Segundo a Janes, publicação especializada em assuntos de Defesa, as barreiras sauditas nas fronteiras do Norte – onde a ameça do EI é maior – incluem 78 torres de monitorização, oito centros de comando, 10 drones para missões de vigilância, 32 centros de resposta rápida e três esquadrões de intervenção rápida.
O que não consta do plano é uma “porta grande e muito bonita”, como a que o candidato a Presidente dos Estados Unidos, Donald Trump, promete enfeitar o muro que construirá ao longo dos mais de três mil quilómetros da fronteira com o México caso chegue à Casa Branca em 2017. O mais radical dos candidatos republicanos à sucessão de Barack Obama tem centrado a sua campanha no combate à imigração ilegal e pretende fortalecer uma vedação que já se alastra por mais de 500 quilómetros depois de ter começado a ser construída em 2006, por ordem de George W. Bush.

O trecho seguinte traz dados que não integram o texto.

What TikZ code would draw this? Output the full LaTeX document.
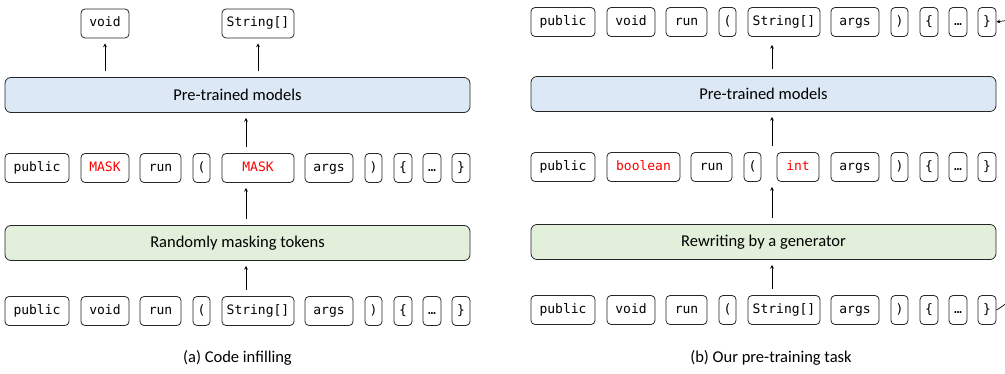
\documentclass[tikz,border=0pt]{standalone}
\usepackage{fontspec}
\setmainfont{Carlito}
\setmonofont{DejaVu Sans Mono}
\usetikzlibrary{arrows}
\usetikzlibrary{positioning}
\definecolor{modelblue}{HTML}{DCE8F5}
\definecolor{rewritegreen}{HTML}{E2EFDA}
\tikzset{token/.style={draw=black!85,line width=0.8pt,rounded corners=4pt,inner sep=0pt,minimum height=29pt,text height=9.5pt,text depth=2.5pt,font=\fontsize{13}{15}\selectfont\ttfamily}}
\tikzset{stage/.style={draw=black!85,line width=0.8pt,rounded corners=6pt,minimum width=465pt,minimum height=35pt,font=\fontsize{16.5}{19}\selectfont}}
\tikzset{caption/.style={font=\fontsize{16.5}{19}\selectfont}}
\tikzset{flow/.style={->,line width=0.7pt,shorten <=6pt,shorten >=5pt}}

\begin{document}
\begin{tikzpicture}[x=1pt, y=-1pt, >=stealth]
\useasboundingbox (0,0) rectangle (1005,374);
\clip (0,0) rectangle (1005,374);

% (a) code infilling
\foreach \xa/\xb/\t [count=\i] in {5/69/public, 81/129/void, 140/181/run, 193/210/(, 222/294/String[], 305/353/args, 365/382/), 394/412/\{, 423/441/…, 452/470/\}}
\node [token, minimum width=\xb-\xa] (ain-\i) at ({(\xa+\xb)/2},311) {\t};

\foreach \xa/\xb/\t [count=\i] in {5/69/public, 81/129/\textcolor{red}{MASK}, 140/181/run, 193/210/(, 222/294/\textcolor{red}{MASK}, 305/353/args, 365/382/), 394/412/\{, 423/441/…, 452/470/\}}
\node [token, minimum width=\xb-\xa] (amask-\i) at ({(\xa+\xb)/2},168) {\t};

\foreach \xa/\xb/\t [count=\i] in {81/129/void, 222/294/String[]}
\node [token, minimum width=\xb-\xa] (aout-\i) at ({(\xa+\xb)/2},23.5) {\t};

\node [stage, fill=rewritegreen] (agen) at (237.5,243) {Randomly masking tokens};
\node [stage, fill=modelblue] (amodel) at (237.5,95) {Pre-trained models};
\coordinate (aaxis) at (246,0);

\draw [flow] (ain-1.north -| aaxis) -- (agen.south -| aaxis);
\draw [flow] (agen.north -| aaxis) -- (amask-1.south -| aaxis);
\draw [flow] (amask-1.north -| aaxis) -- (amodel.south -| aaxis);
\foreach \i in {1,2}
\draw [flow] (amodel.north -| aout-\i) -- (aout-\i);

\node [caption] (acap) at (237.5,358) {(a) Code infilling};

% (b) our pre-training task
\foreach \xa/\xb/\t [count=\i] in {5/69/public, 81/129/void, 140/181/run, 193/210/(, 222/294/String[], 305/353/args, 365/382/), 394/412/\{, 423/441/…, 452/470/\}}
{
\node [token, minimum width=\xb-\xa] (bin-\i) at ({(\xa+\xb)/2+526},310) {\t};
\node [token, minimum width=\xb-\xa] (bout-\i) at ({(\xa+\xb)/2+526},22) {\t};
}

\foreach \xa/\xb/\t [count=\i] in {531/595/public, 607/680/\textcolor{red}{boolean}, 691/732/run, 744/761/(, 777/819/\textcolor{red}{int}, 831/879/args, 891/908/), 920/938/\{, 949/967/…, 978/996/\}}
\node [token, minimum width=\xb-\xa] (bgen-\i) at ({(\xa+\xb)/2},167) {\t};

\node [stage, fill=rewritegreen] (bgen) at (763.5,242) {Rewriting by a generator};
\node [stage, fill=modelblue] (bmodel) at (763.5,94) {Pre-trained models};
\coordinate (baxis) at (772,0);

\draw [flow] (bin-1.north -| baxis) -- (bgen.south -| baxis);
\draw [flow] (bgen.north -| baxis) -- (bgen-1.south -| baxis);
\draw [flow] (bgen-1.north -| baxis) -- (bmodel.south -| baxis);
\draw [flow, shorten <=7pt, shorten >=8pt] (bmodel.north -| baxis) -- (bout-1.south -| baxis);

% feedback loop, runs off the page
\draw [->, line width=0.7pt] (bin-10.east) to[out=30, in=10] (bout-10.east);

\node [caption] (bcap) at (771,358) {(b) Our pre-training task};
\end{tikzpicture}
\end{document}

Caso seja finalizada, a estrutura ultrapassará em comprimento a barreira de areia de 2.700 quilómetros que começou a ser erguida pelo Estado marroquino em 1981 para isolar os rebeldes da Frente Polisário que reclamam independência para a região do Saara Ocidental.

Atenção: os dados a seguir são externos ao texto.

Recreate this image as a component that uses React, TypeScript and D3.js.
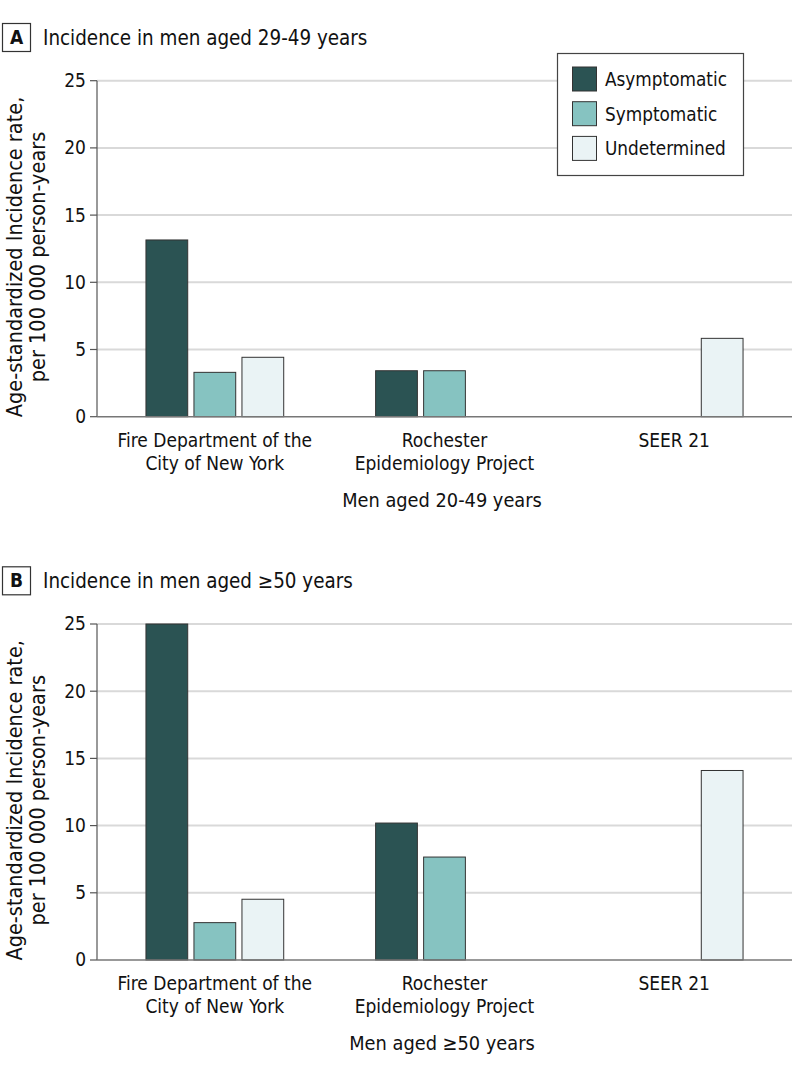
import React from "react";
import * as d3 from "d3";

const categories = ["Fire Department of the\nCity of New York", "Rochester\nEpidemiology Project", "SEER 21"];
const series = ["Asymptomatic", "Symptomatic", "Undetermined"];
const colors = ["#2b5353", "#86c3c1", "#eaf3f5"];
const yTicks = [0, 5, 10, 15, 20, 25];

// values per category: [Asymptomatic, Symptomatic, Undetermined]
const panelAValues: (number | null)[][] = [
  [13.15, 3.3, 4.42],
  [3.42, 3.42, null],
  [null, null, 5.83],
];
const panelBValues: (number | null)[][] = [
  [25, 2.78, 4.52],
  [10.19, 7.66, null],
  [null, null, 14.1],
];

const panelLetters = ["A", "B"];
const panelTitles = ["Incidence in men aged 29-49 years", "Incidence in men aged \u226550 years"];
const xTitles = ["Men aged 20-49 years", "Men aged \u226550 years"];
const yTitleLines = ["Age-standardized Incidence rate,", "per 100 000 person-years"];

const FONT = "'DejaVu Sans Condensed', 'DejaVu Sans', sans-serif";

function Panel({ offsetY, letter, title, xTitle, values, legend }: any) {
  const left = 97;
  const right = 792;
  const y = d3.scaleLinear().domain([0, 25]).range([416.7, 80.7]);
  const x0 = d3.scaleBand<string>().domain(categories).range([100, 789]).padding(0);
  const x1 = d3
    .scaleBand<string>()
    .domain(series)
    .range([-72, 72])
    .paddingInner(0.13)
    .paddingOuter(0.065);
  return (
    <g transform={`translate(0,${offsetY})`}>
      <rect x={2.5} y={23.5} width={28} height={28} fill="#fff" stroke="#333" strokeWidth={1.2} />
      <text x={16.5} y={44} textAnchor="middle" fontSize={19} fontWeight="bold" fill="#111">
        {letter}
      </text>
      <text x={43} y={45} fontSize={20.4} fill="#111">
        {title}
      </text>
      {yTicks
        .filter((t) => t > 0)
        .map((t) => (
          <line key={t} x1={left} x2={right} y1={y(t)} y2={y(t)} stroke="#d9d9d9" strokeWidth={2} />
        ))}
      {categories.map((c, ci) =>
        series.map((s, si) => {
          const v = values[ci][si];
          if (v == null) return null;
          const cx = (x0(c) as number) + x0.bandwidth() / 2;
          return (
            <rect
              key={c + s}
              x={cx + (x1(s) as number)}
              y={y(v)}
              width={x1.bandwidth()}
              height={y(0) - y(v)}
              fill={colors[si]}
              stroke="#333"
              strokeWidth={1}
            />
          );
        })
      )}
      <line x1={left} x2={left} y1={y(25)} y2={y(0)} stroke="#555" strokeWidth={1.2} />
      <line x1={left} x2={right} y1={y(0)} y2={y(0)} stroke="#777" strokeWidth={1.5} />
      {yTicks.map((t) => (
        <g key={t}>
          <line x1={left - 7} x2={left} y1={y(t)} y2={y(t)} stroke="#555" strokeWidth={1.2} />
          <text x={86} y={y(t) + 6.5} textAnchor="end" fontSize={19} fill="#111">
            {t}
          </text>
        </g>
      ))}
      <text transform={`translate(0,257) rotate(-90)`} textAnchor="middle" fontSize={21.5} fill="#111">
        <tspan x={0} y={22}>{yTitleLines[0]}</tspan>
        <tspan x={0} y={45}>{yTitleLines[1]}</tspan>
      </text>
      {categories.map((c) => {
        const cx = (x0(c) as number) + x0.bandwidth() / 2;
        return (
          <text key={c} textAnchor="middle" fontSize={19} fill="#111">
            {c.split("\n").map((line, i) => (
              <tspan key={i} x={cx} y={y(0) + 30 + i * 23}>
                {line}
              </tspan>
            ))}
          </text>
        );
      })}
      <text x={442} y={y(0) + 90} textAnchor="middle" fontSize={19.8} fill="#111">
        {xTitle}
      </text>
      {legend && (
        <g>
          <rect x={557.5} y={53.5} width={186} height={122} fill="#fff" stroke="#444" strokeWidth={1.2} />
          {series.map((s, i) => (
            <g key={s}>
              <rect x={572.5} y={67 + i * 34.7} width={24} height={24} fill={colors[i]} stroke="#333" strokeWidth={1} />
              <text x={605} y={86 + i * 34.7} fontSize={18.8} fill="#111">
                {s}
              </text>
            </g>
          ))}
        </g>
      )}
    </g>
  );
}

export default function App() {
  return (
    <svg
      width={798}
      height={1072}
      style={{ position: "absolute", left: 0, top: 0, background: "#fff", fontFamily: FONT }}
      fontFamily={FONT}
    >
      <rect width={798} height={1072} fill="#fff" />
      <Panel offsetY={0} letter={panelLetters[0]} title={panelTitles[0]} xTitle={xTitles[0]} values={panelAValues} legend />
      <Panel offsetY={543.3} letter={panelLetters[1]} title={panelTitles[1]} xTitle={xTitles[1]} values={panelBValues} legend={false} />
    </svg>
  );
}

Já em termos de longevidade será difícil bater o recorde da vedação que separa o Norte e o Sul da Península da Coreia desde 1958. O paralelo 38 é uma faixa com quatro quilómetros de largura que apesar de ter sido estabelecida como zona desmilitarizada, no tratado que acabou com a guerra em 1953, é tida como a fronteira mais fortificada do mundo.

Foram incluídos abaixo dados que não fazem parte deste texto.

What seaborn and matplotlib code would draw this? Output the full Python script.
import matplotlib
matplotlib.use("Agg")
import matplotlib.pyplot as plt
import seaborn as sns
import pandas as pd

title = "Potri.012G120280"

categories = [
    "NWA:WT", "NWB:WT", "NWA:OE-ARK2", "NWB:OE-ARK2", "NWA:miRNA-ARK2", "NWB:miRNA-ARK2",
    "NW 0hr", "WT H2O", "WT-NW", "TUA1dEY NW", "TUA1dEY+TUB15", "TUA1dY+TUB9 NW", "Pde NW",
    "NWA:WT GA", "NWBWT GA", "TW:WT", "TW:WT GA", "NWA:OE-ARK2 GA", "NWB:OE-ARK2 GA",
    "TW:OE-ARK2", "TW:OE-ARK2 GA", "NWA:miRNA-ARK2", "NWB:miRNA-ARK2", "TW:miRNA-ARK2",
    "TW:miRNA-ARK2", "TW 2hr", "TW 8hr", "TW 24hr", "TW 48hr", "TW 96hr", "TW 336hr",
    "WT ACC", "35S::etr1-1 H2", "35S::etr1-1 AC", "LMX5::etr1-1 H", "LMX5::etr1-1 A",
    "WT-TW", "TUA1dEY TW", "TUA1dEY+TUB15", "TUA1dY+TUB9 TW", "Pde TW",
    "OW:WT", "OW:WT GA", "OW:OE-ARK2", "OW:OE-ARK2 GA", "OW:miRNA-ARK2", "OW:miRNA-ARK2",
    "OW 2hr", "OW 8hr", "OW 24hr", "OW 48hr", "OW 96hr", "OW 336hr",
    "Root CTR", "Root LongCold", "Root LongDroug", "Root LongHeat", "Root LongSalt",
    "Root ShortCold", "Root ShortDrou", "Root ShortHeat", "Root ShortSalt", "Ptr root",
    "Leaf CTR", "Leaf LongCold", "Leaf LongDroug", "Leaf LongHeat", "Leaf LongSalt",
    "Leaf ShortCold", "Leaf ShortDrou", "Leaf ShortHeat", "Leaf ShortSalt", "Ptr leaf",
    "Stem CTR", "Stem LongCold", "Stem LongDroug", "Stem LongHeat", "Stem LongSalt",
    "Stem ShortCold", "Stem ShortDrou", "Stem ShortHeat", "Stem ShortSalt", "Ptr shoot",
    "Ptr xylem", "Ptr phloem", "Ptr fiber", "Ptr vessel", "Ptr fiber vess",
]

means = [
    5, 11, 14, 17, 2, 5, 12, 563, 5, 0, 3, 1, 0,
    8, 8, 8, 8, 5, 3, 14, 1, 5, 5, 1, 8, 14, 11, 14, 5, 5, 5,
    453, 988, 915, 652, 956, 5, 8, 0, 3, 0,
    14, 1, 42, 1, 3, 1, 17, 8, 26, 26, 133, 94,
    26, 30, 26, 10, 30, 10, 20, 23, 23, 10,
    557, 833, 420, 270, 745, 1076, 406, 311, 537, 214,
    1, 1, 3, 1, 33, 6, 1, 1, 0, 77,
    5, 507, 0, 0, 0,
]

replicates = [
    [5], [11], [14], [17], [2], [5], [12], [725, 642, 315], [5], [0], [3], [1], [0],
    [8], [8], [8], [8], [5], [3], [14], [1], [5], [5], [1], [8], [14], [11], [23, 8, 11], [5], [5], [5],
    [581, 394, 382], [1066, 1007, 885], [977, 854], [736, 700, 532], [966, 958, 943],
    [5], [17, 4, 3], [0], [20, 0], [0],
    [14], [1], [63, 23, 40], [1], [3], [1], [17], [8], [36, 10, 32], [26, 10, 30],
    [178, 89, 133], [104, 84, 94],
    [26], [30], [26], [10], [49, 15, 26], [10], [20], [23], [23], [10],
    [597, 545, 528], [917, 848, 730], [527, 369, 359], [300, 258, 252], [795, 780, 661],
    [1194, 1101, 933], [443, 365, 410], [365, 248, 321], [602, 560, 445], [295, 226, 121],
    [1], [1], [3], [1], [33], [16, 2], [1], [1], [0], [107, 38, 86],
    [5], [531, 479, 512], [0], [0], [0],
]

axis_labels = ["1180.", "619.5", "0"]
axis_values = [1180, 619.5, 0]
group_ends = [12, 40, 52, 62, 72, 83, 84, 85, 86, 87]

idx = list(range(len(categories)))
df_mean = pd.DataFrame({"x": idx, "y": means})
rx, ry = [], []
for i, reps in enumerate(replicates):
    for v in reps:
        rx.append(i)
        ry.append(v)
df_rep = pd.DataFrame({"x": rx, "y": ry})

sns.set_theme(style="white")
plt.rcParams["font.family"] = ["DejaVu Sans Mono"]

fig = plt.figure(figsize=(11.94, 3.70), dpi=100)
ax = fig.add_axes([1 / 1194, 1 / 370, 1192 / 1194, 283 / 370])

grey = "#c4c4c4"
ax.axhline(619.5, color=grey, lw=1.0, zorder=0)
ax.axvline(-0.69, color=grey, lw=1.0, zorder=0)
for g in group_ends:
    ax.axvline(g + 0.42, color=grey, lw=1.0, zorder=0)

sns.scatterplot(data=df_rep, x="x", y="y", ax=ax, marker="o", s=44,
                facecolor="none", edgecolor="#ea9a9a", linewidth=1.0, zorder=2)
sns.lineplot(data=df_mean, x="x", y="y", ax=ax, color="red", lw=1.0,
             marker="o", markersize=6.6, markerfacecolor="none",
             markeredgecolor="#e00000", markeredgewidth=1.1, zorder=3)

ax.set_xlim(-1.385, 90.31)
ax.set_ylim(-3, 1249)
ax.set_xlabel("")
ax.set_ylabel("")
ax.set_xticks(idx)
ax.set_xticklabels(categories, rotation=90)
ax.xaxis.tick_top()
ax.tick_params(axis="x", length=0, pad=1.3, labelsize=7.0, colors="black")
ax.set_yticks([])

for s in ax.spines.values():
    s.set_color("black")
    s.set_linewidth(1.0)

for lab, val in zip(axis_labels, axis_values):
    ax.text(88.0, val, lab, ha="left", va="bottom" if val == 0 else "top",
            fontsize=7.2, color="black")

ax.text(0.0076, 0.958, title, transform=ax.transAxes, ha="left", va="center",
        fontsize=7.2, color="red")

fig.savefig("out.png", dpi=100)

A especialista Elisabeth Vallet considera que “construir e manter um muro fronteiriço é mais caro do que a maior parte das economias consegue aguentar” e por isso acredita que “mais tarde ou mais cedo, todos os muros acabarão por ruir”. O exemplo coreano contraria a sua teoria: resistiu ao fim da União Soviética e à queda do Muro de Berlim e continua a resistir à pobreza extrema imposta no Norte pelo mais isolado de todos os regimes.